Investing in pre-IPO funds can provide investors with exposure to a range of pre-IPO companies and mitigate some of the risks associated with investing directly in a single company. However, it is essential to carefully evaluate the track record and reputation of the fund manager before investing.
 

Secondary market platforms

Secondary market platforms offer investors the opportunity to buy and sell shares of pre-IPO companies before they go public. These platforms provide liquidity to investors by allowing them to trade their shares with other investors.
 
Investing through secondary market platforms can offer more liquidity than direct investments in pre-IPO companies. However, it is important for investors to carefully evaluate the fees, regulations, and risks associated with these platforms before participating.
 

Subscription based platforms

New platforms are being launched to make investing in pre-IPO companies more accessible.
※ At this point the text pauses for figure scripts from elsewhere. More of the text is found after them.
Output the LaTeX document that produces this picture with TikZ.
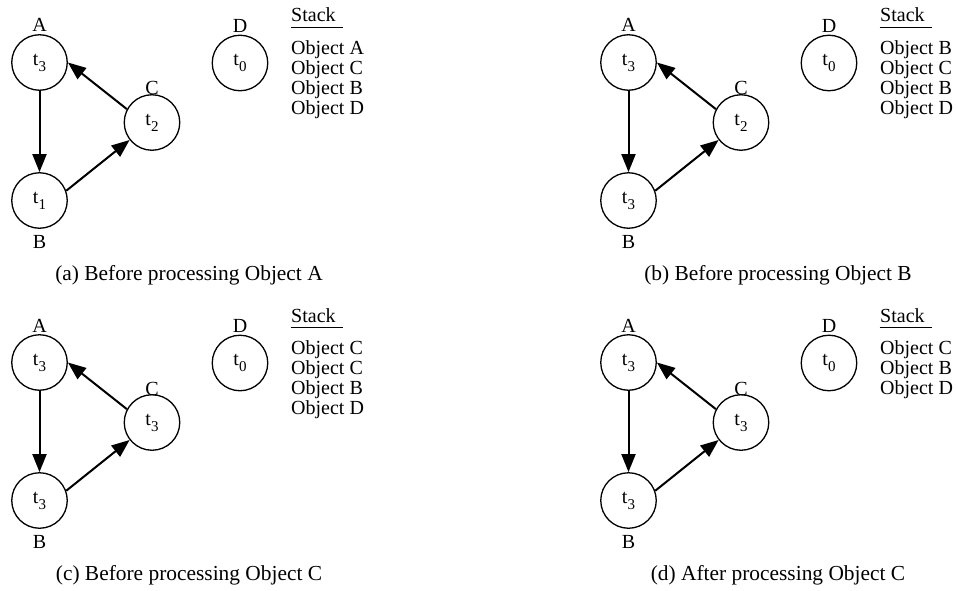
\documentclass[tikz,border=0pt]{standalone}
\usepackage{fontspec}
\setmainfont{Liberation Serif}
\usetikzlibrary{arrows.meta}
\newcommand\sub[1]{\raisebox{-0.3em}{\fontsize{15}{15}\selectfont #1}}
\tikzset{
  state/.style={circle,draw,line width=1.3pt,minimum size=55.5pt,inner sep=0pt,font=\fontsize{20}{20}\selectfont},
  lbl/.style={anchor=base,inner sep=0pt,font=\fontsize{20}{20}\selectfont},
  stackitem/.style={anchor=base west,inner sep=0pt,font=\fontsize{20}{20}\selectfont},
  edgearrow/.style={line width=2pt,-{Triangle[length=18pt,width=14pt]}},
  underline/.style={line width=1.3pt},
  captxt/.style={anchor=base,inner sep=0pt,font=\fontsize{21.4}{22}\selectfont},
}
\newcommand\drawpanel[8]{%
  \begin{scope}[shift={(#2,#3)}]
    \node[state] (#1A) at (39.5,62.5) {t\sub{#4}};
    \node[state] (#1B) at (39.5,200.5) {t\sub{#5}};
    \node[state] (#1C) at (152,122.5) {t\sub{#6}};
    \node[state] (#1D) at (240,63) {t\sub{0}};
    \node[lbl] (#1lA) at (39.5,32) {A};
    \node[lbl] (#1lB) at (39.5,248) {B};
    \node[lbl] (#1lC) at (152,95) {C};
    \node[lbl] (#1lD) at (240,32.5) {D};
    \draw[edgearrow] (#1A.south) -- (#1B.north);
    \draw[edgearrow] (#1C.152) -- (#1A.east);
    \draw[edgearrow] (#1B.20) -- (#1C.218);
    \node[stackitem] (#1st) at (291,22) {Stack};
    \coordinate (#1u1) at (290.7,27.3);
    \coordinate (#1u2) at (342.7,27.3);
    \draw[underline] (#1u1) -- (#1u2);
    \foreach \s [count=\i] in {#8} {
      \node[stackitem] (#1s\i) at (291,{54.3+20.2*(\i-1)}) {\s};
    }
    \node[captxt] (#1cap) at (189,280) {#7};
  \end{scope}}
\begin{document}
\begin{tikzpicture}[x=1pt,y=-1pt]
  \useasboundingbox (0,0) rectangle (958,591);
  \drawpanel{a}{0}{0}{3}{1}{2}{(a) Before processing Object A}{Object A,Object C,Object B,Object D}
  \drawpanel{b}{589}{0}{3}{3}{2}{(b) Before processing Object B}{Object B,Object C,Object B,Object D}
  \drawpanel{c}{0}{300}{3}{3}{3}{(c) Before processing Object C}{Object C,Object C,Object B,Object D}
  \drawpanel{d}{589}{300}{3}{3}{3}{(d) After processing Object C}{Object C,Object B,Object D}
\end{tikzpicture}
\end{document}
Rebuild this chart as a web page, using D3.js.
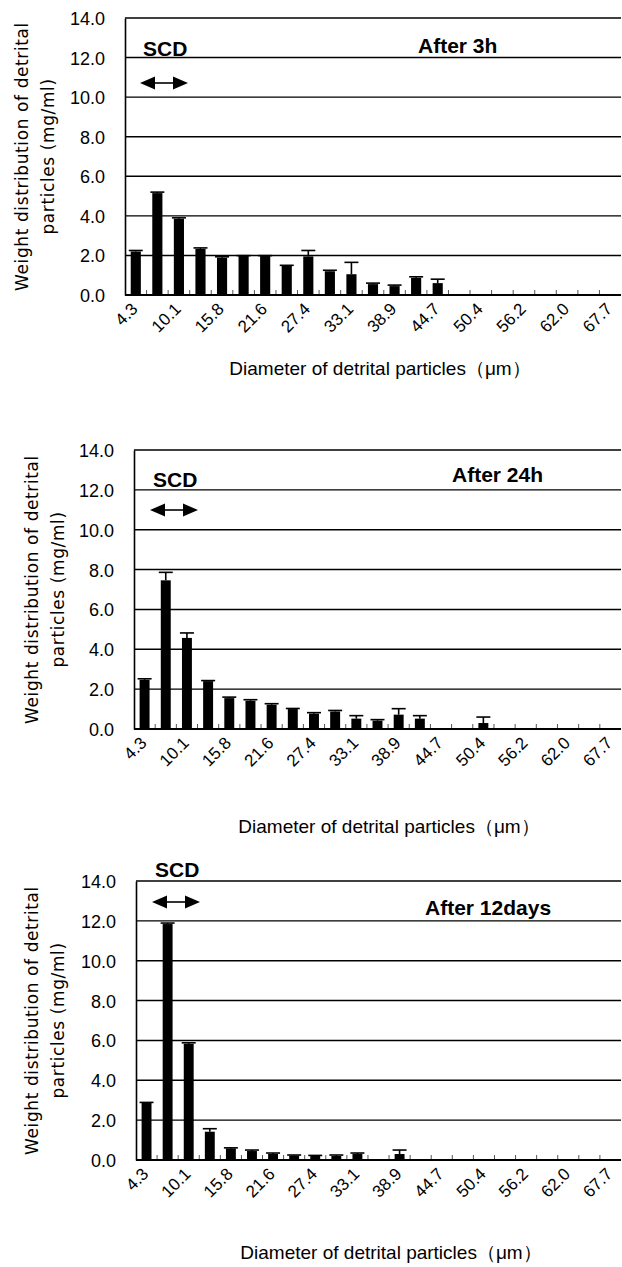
<!DOCTYPE html>
<html>
<head>
<meta charset="utf-8">
<script src="https://cdn.jsdelivr.net/npm/d3@7"></script>
<style>
  body { margin: 0; background: #fff; }
  svg text { font-family: "Liberation Sans", Arial, sans-serif; fill: #000; }
</style>
</head>
<body>
<div id="chart"></div>
<script>
// particle diameter classes (um), only every other one is labelled
const categories = ["4.3", "7.2", "10.1", "13.0", "15.8", "18.7", "21.6", "24.5", "27.4", "30.3",
  "33.1", "36.0", "38.9", "41.8", "44.7", "47.6", "50.4", "53.3", "56.2", "59.1", "62.0", "64.9", "67.7"];
const shownLabels = ["4.3", "10.1", "15.8", "21.6", "27.4", "33.1", "38.9", "44.7", "50.4", "56.2", "62.0", "67.7"];
const yTicks = [0, 2, 4, 6, 8, 10, 12, 14];

const after3hValues = [2.2, 5.15, 3.85, 2.33, 1.88, 1.97, 1.97, 1.47, 1.95, 1.2, 1.05, 0.55, 0.45, 0.87, 0.6,
  0, 0, 0, 0, 0, 0, 0, 0];
const after3hErrors = [0.05, 0.05, 0.05, 0.05, 0.05, 0.02, 0.02, 0.03, 0.3, 0.05, 0.6, 0.05, 0.05, 0.05, 0.2,
  0, 0, 0, 0, 0, 0, 0, 0];

const after24hValues = [2.47, 7.46, 4.57, 2.4, 1.55, 1.42, 1.22, 1.0, 0.77, 0.88, 0.52, 0.42, 0.72, 0.52, 0,
  0, 0.3, 0, 0, 0, 0, 0, 0];
const after24hErrors = [0.05, 0.4, 0.25, 0.03, 0.05, 0.05, 0.05, 0.03, 0.05, 0.05, 0.15, 0.05, 0.3, 0.15, 0,
  0, 0.3, 0, 0, 0, 0, 0, 0];

const after12dValues = [2.86, 11.84, 5.83, 1.42, 0.58, 0.45, 0.3, 0.22, 0.2, 0.2, 0.3, 0, 0.3, 0, 0,
  0, 0, 0, 0, 0, 0, 0, 0];
const after12dErrors = [0.03, 0.05, 0.05, 0.15, 0.03, 0.05, 0.05, 0.03, 0.03, 0.05, 0.05, 0, 0.2, 0, 0,
  0, 0, 0, 0, 0, 0, 0, 0];

const svg = d3.select("#chart").append("svg")
  .attr("width", 622)
  .attr("height", 1267);

class BarPanel {
  constructor(opts) {
    this.opts = opts;
    this.initVis();
  }

  initVis() {
    let vis = this;
    let o = vis.opts;

    vis.g = svg.append("g");

    vis.x = d3.scaleBand().domain(categories).range([o.left, o.right]).paddingInner(0).paddingOuter(0);
    vis.y = d3.scaleLinear().domain([0, 14]).range([o.bottom, o.top]);

    // gridlines
    vis.g.selectAll(".grid")
      .data(yTicks.filter(d => d > 0))
      .enter().append("line")
      .attr("x1", o.left).attr("x2", o.right)
      .attr("y1", d => vis.y(d)).attr("y2", d => vis.y(d))
      .attr("stroke", "#000").attr("stroke-width", 1.4);

    // y axis
    let yAxis = d3.axisLeft(vis.y).tickValues(yTicks).tickFormat(d3.format(".1f")).tickSize(0).tickPadding(20);
    let ya = vis.g.append("g").attr("transform", `translate(${o.left},0)`).call(yAxis);
    ya.select(".domain").attr("stroke", "#000").attr("stroke-width", 1.6);
    ya.selectAll("text")
      .style("font-family", "'Liberation Sans', Arial, sans-serif")
      .style("font-size", "18px").attr("dy", "0.36em");

    // bars
    let bw = vis.x.bandwidth() * 0.47;
    let data = o.values.map((v, i) => ({ cat: categories[i], v: v, e: o.errors[i] }));

    vis.g.selectAll(".bar")
      .data(data.filter(d => d.v > 0))
      .enter().append("rect")
      .attr("x", d => vis.x(d.cat) + vis.x.bandwidth() / 2 - bw / 2)
      .attr("width", bw)
      .attr("y", d => vis.y(d.v))
      .attr("height", d => vis.y(0) - vis.y(d.v))
      .attr("fill", "#000");

    // error bars (plus only)
    let eb = vis.g.selectAll(".err")
      .data(data.filter(d => d.v > 0))
      .enter().append("g");
    eb.append("line")
      .attr("x1", d => vis.x(d.cat) + vis.x.bandwidth() / 2)
      .attr("x2", d => vis.x(d.cat) + vis.x.bandwidth() / 2)
      .attr("y1", d => vis.y(d.v))
      .attr("y2", d => vis.y(d.v + d.e))
      .attr("stroke", "#000").attr("stroke-width", 1.6);
    eb.append("line")
      .attr("x1", d => vis.x(d.cat) + vis.x.bandwidth() / 2 - 7)
      .attr("x2", d => vis.x(d.cat) + vis.x.bandwidth() / 2 + 7)
      .attr("y1", d => vis.y(d.v + d.e))
      .attr("y2", d => vis.y(d.v + d.e))
      .attr("stroke", "#000").attr("stroke-width", 1.6);

    // x axis: inside ticks at category boundaries
    vis.g.selectAll(".xtick")
      .data(categories.slice(1))
      .enter().append("line")
      .attr("x1", d => vis.x(d)).attr("x2", d => vis.x(d))
      .attr("y1", o.bottom).attr("y2", o.bottom - 5)
      .attr("stroke", "#555").attr("stroke-width", 1);
    vis.g.append("line")
      .attr("x1", o.left).attr("x2", o.right)
      .attr("y1", o.bottom).attr("y2", o.bottom)
      .attr("stroke", "#000").attr("stroke-width", 1.8);

    vis.g.selectAll(".xlab")
      .data(shownLabels)
      .enter().append("text")
      .attr("transform", d => `translate(${vis.x(d) + vis.x.bandwidth() / 2 + 3},${o.bottom + 15}) rotate(-45)`)
      .style("text-anchor", "end")
      .style("font-size", "17px")
      .text(d => d);

    // axis titles
    vis.g.append("text")
      .attr("x", o.xTitleX).attr("y", o.xTitleY)
      .style("text-anchor", "middle")
      .style("font-size", "19px")
      .text("Diameter of detrital particles（μm）");

    let cy = (o.top + o.bottom) / 2;
    vis.g.append("text")
      .attr("transform", `translate(${o.yTitleX},${cy}) rotate(-90)`)
      .style("text-anchor", "middle")
      .style("font-family", "'DejaVu Sans', sans-serif")
      .style("font-size", "17px")
      .style("letter-spacing", "0.6px")
      .text("Weight distribution of detrital");
    vis.g.append("text")
      .attr("transform", `translate(${o.yTitleX + 26},${cy}) rotate(-90)`)
      .style("text-anchor", "middle")
      .style("font-family", "'DejaVu Sans', sans-serif")
      .style("font-size", "17px")
      .style("letter-spacing", "0.6px")
      .text("particles (mg/ml)");

    // panel title + SCD annotation
    vis.g.append("text")
      .attr("x", o.titleX).attr("y", o.titleY)
      .style("font-size", "21px").style("font-weight", "bold")
      .text(o.title);
    vis.g.append("text")
      .attr("x", o.scdX).attr("y", o.scdY)
      .style("font-size", "21px").style("font-weight", "bold")
      .text("SCD");

    let ax = o.scdX - 3, ay = o.arrowY, aw = 48;
    vis.g.append("line")
      .attr("x1", ax + 10).attr("x2", ax + aw - 10)
      .attr("y1", ay).attr("y2", ay)
      .attr("stroke", "#000").attr("stroke-width", 1.6);
    vis.g.append("path")
      .attr("d", `M${ax},${ay} L${ax + 15},${ay - 6.5} L${ax + 15},${ay + 6.5} Z`)
      .attr("fill", "#000");
    vis.g.append("path")
      .attr("d", `M${ax + aw},${ay} L${ax + aw - 15},${ay - 6.5} L${ax + aw - 15},${ay + 6.5} Z`)
      .attr("fill", "#000");
  }
}

new BarPanel({
  left: 125, right: 621, top: 18, bottom: 295,
  values: after3hValues, errors: after3hErrors,
  title: "After 3h", titleX: 418, titleY: 53,
  scdX: 143, scdY: 56, arrowY: 83,
  xTitleX: 380, xTitleY: 375, yTitleX: 28
});

new BarPanel({
  left: 134, right: 621, top: 450, bottom: 729,
  values: after24hValues, errors: after24hErrors,
  title: "After 24h", titleX: 452, titleY: 482,
  scdX: 153, scdY: 487, arrowY: 510,
  xTitleX: 389, xTitleY: 833, yTitleX: 38
});

new BarPanel({
  left: 136, right: 621, top: 881, bottom: 1160,
  values: after12dValues, errors: after12dErrors,
  title: "After 12days", titleX: 425, titleY: 915,
  scdX: 155, scdY: 877, arrowY: 902,
  xTitleX: 391, xTitleY: 1259, yTitleX: 38
});
</script>
</body>
</html>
Typically, to invest in private market funds you would need to cut a cheque of at least $100,000, whereas firms like Sandhill provide access to great companies for as little as $5,000. Saying that, you still need to qualify as an accredited investor (see above).
 
Whilst the subscription will cost more than $600 a year, they do not charge entry, management or performance fees, which is huge. To put this into perspective, the industry standard is to charge 2% management fee and a 20% performance fee.
 

Conclusion

Investing in pre-IPO companies can be an attractive option for investors seeking potentially high returns and exposure to innovative startups. However, it is crucial for investors to carefully consider the risks and rewards, evaluate the financial health and business models of pre-IPO companies, and navigate the legal considerations before making investment decisions.
 
By approaching pre-IPO investing with caution and due diligence, investors can potentially benefit from early-stage investments and participate in the growth of promising companies on their journey to becoming publicly traded entities.
 
If you are just embarking on your pre-IPO investment journey, use a subscription based platform to start with a smaller amount of capital and diversify across multiple companies.